By David Beasley
ATLANTA (Reuters) – Georgia lawmakers have passed a measure allowing a monument to be erected on the state Capitol grounds to honor late civil rights leader Martin Luther King Jr., nearly a half century after the Georgia-born Nobel Peace Prize winner’s assassination.
The bill, which won final approval on Tuesday and now goes to Governor Nathan Deal for his signature, calls for the monument to be constructed with private funds “as soon as practicable” once licensing rights for King’s image have been obtained from his estate.
Deal, a Republican, has said he favors honoring King on the Capitol grounds, but a spokesman declined to comment about the legislation on Wednesday.
The tribute to King, who was born in Atlanta just a few blocks from the state Capitol, is long overdue, said one of the measure’s sponsors.

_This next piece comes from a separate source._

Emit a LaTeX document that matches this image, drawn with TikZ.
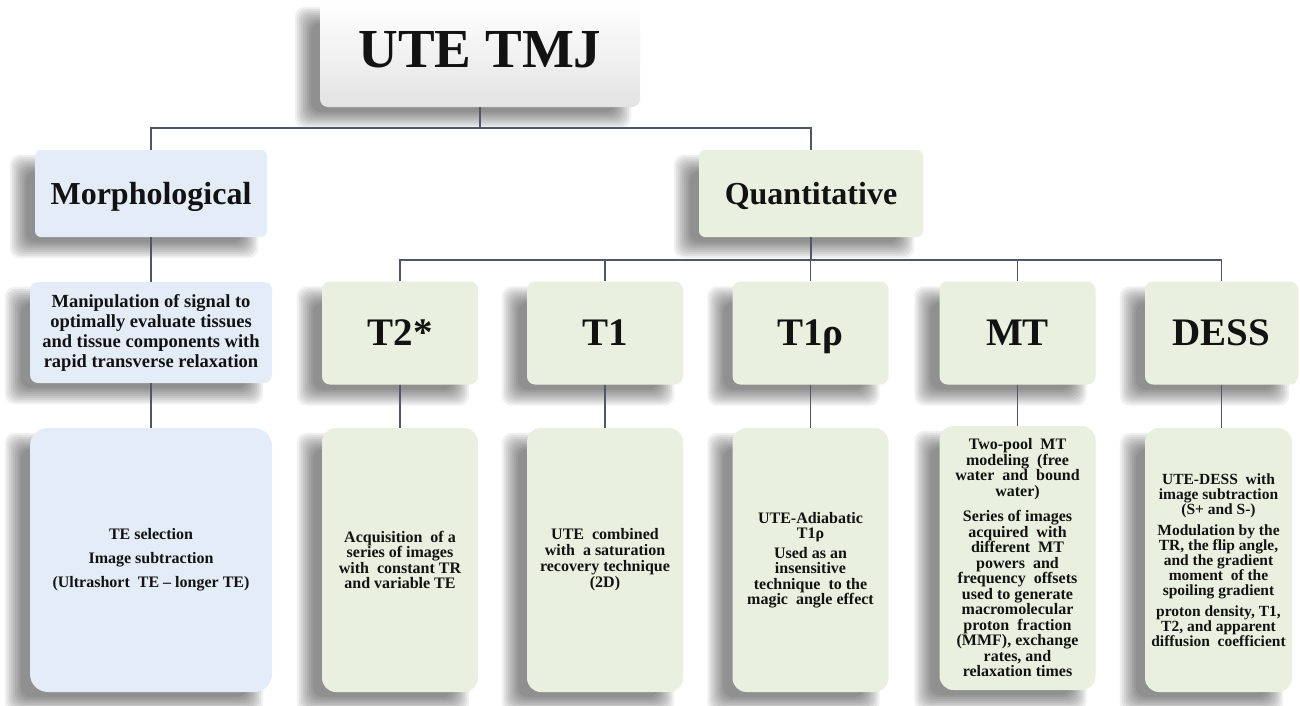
\documentclass[tikz,border=0pt]{standalone}
\usepackage{fontspec}
\setmainfont{Liberation Serif}
\usetikzlibrary{calc}
\pgfdeclarelayer{bgfill}
\pgfdeclarelayer{background}
\pgfsetlayers{bgfill,background,main}
\definecolor{qgreen}{HTML}{EAF0DF}
\definecolor{mblue}{HTML}{E4ECF7}
\definecolor{conncol}{HTML}{4F586B}
\definecolor{txt}{HTML}{121212}
\begin{document}
\begin{tikzpicture}[x=1pt,y=-1pt,
  base/.style={draw=none, inner sep=0pt, align=center, text=txt},
  qbox/.style={base, fill=qgreen},
  mbox/.style={base, fill=mblue},
  lvltwo/.style={minimum width=#1, minimum height=87, rounded corners=6,
    font=\bfseries\fontsize{32}{36}\selectfont, text height=21.2pt, text depth=0pt},
  lvlthree/.style={qbox, minimum width=#1, minimum height=103, rounded corners=8,
    font=\bfseries\fontsize{39}{42}\selectfont, text height=25.8pt, text depth=0pt},
  lvlfour/.style={qbox, minimum width=#1, minimum height=264, rounded corners=14},
  desc/.style 2 args={font=\bfseries\fontsize{#1}{#2}\selectfont},
  conn/.style={draw=conncol, line width=1.1pt},
]
\useasboundingbox (0,0) rectangle (1300,705);

% title
\node[base, minimum width=320, minimum height=105, rounded corners=8,
  top color=white, middle color=white!96!black, bottom color=black!11,
  font=\bfseries\fontsize{55}{60}\selectfont, text height=36.4pt, text depth=11pt]
  (title) at (480,54.5) {UTE TMJ};

% level 2
\node[mbox, lvltwo=232] (morph) at (151,193.5) {Morphological};
\node[qbox, lvltwo=224] (quant) at (811,193.5) {Quantitative};

% morphological branch
\node[mbox, minimum width=242, minimum height=101, rounded corners=8,
  desc={18.5}{20}] (manip) at (151,332.5)
  {Manipulation of signal to\\optimally evaluate tissues\\and tissue components with\\rapid transverse relaxation};
\node[mbox, minimum width=242, minimum height=264, rounded corners=18,
  desc={16}{24}] (ted) at (151,560)
  {TE selection\\Image subtraction\\(Ultrashort\ \ TE -- longer TE)};

% level 3
\node[lvlthree=156] (t2) at (400,333) {T2*};
\node[lvlthree=156] (t1) at (605,333) {T1};
\node[lvlthree=156] (t1r) at (810.5,333) {T1ρ};
\node[lvlthree=156] (mt) at (1017.5,333) {MT};
\node[lvlthree=153] (dess) at (1221.5,333) {DESS};

% level 4
\node[lvlfour=156, desc={16}{15.5}] (t2d) at (400,560)
  {Acquisition\ \ of a\\series of images\\with\ \ constant TR\\and variable TE};
\node[lvlfour=156, desc={16}{16}] (t1d) at (605,560)
  {UTE\ \ combined\\with\ \ a saturation\\recovery technique\\(2D)};
\node[lvlfour=156, desc={16}{15.5}] (t1rd) at (810.5,560)
  {UTE-Adiabatic\\T1ρ\\[4pt]Used as an\\insensitive\\technique\ \ to the\\magic\ \ angle effect};
\node[lvlfour=156, desc={16}{15.5}] (mtd) at (1017.5,558)
  {Two-pool\ \ MT\\modeling\ \ (free\\water\ \ and\ \ bound\\water)\\[10pt]Series of images\\acquired\ \ with\\different\ \ MT\\powers\ \ and\\frequency\ \ offsets\\used to generate\\macromolecular\\proton\ \ fraction\\(MMF), exchange\\rates, and\\relaxation times};
\node[lvlfour=147, desc={15.5}{15}] (dessd) at (1218.5,560)
  {UTE-DESS\ \ with\\image subtraction\\(S+ and S-)\\[6pt]Modulation by the\\TR, the flip angle,\\and the gradient\\moment\ \ of the\\spoiling gradient\\[6pt]proton density, T1,\\T2, and apparent\\diffusion\ \ coefficient};

% connectors
\coordinate (barA) at (0,128);
\coordinate (barB) at (0,260);
\draw[conn] (title.south) -- (title.south |- barA);
\draw[conn] (morph.north) |- (title.south |- barA) -| (quant.north);
\draw[conn] (morph.south) -- (manip.north);
\draw[conn] (manip.south) -- (ted.north);
\draw[conn] (quant.south) -- (quant.south |- barB);
\draw[conn] (t2.north) |- (dess.north |- barB) -- (dess.north);
\foreach \n in {t1,t1r,mt} {\draw[conn] (\n.north) -- (\n.north |- barB);}
\draw[conn] (t2.south) -- (t2d.north);
\draw[conn] (t1.south) -- (t1d.north);
\draw[conn] (t1r.south) -- (t1rd.north);
\draw[conn] (mt.south) -- (mtd.north);
\draw[conn] (dess.south) -- (dess.south |- dessd.north);

% blurred drop shadows
\begin{pgfonlayer}{background}
\foreach \n in {title,morph,quant,manip,ted,t2,t1,t1r,mt,dess,t2d,t1d,t1rd,mtd,dessd} {
  \foreach \s in {0,2,...,16} {
    \fill[black, opacity=0.058, rounded corners=10]
      ($(\n.north west)+(-25+\s,5+\s)$) rectangle ($(\n.south east)+(-9-\s,21-\s)$);
  }
}
\end{pgfonlayer}
\begin{pgfonlayer}{bgfill}
\fill[white] (0,0) rectangle (1300,705);
\end{pgfonlayer}
\end{tikzpicture}
\end{document}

“We’re elated,” said the sponsor, Democratic state Representative Tyrone Brooks. “Paying a tribute to Dr. King in his hometown is the greatest honor we can bestow on him.”
Last year, a monument to the late Thomas Watson, a former U.S. senator known for his racist, anti-Catholic and anti-Semitic views, was moved from the front steps of the Georgia Capitol to a park across the street.
King, who won the Nobel Peace Prize in 1964 for his nonviolent campaign for civil rights and social justice, was murdered in Memphis, Tennessee, in April 1968.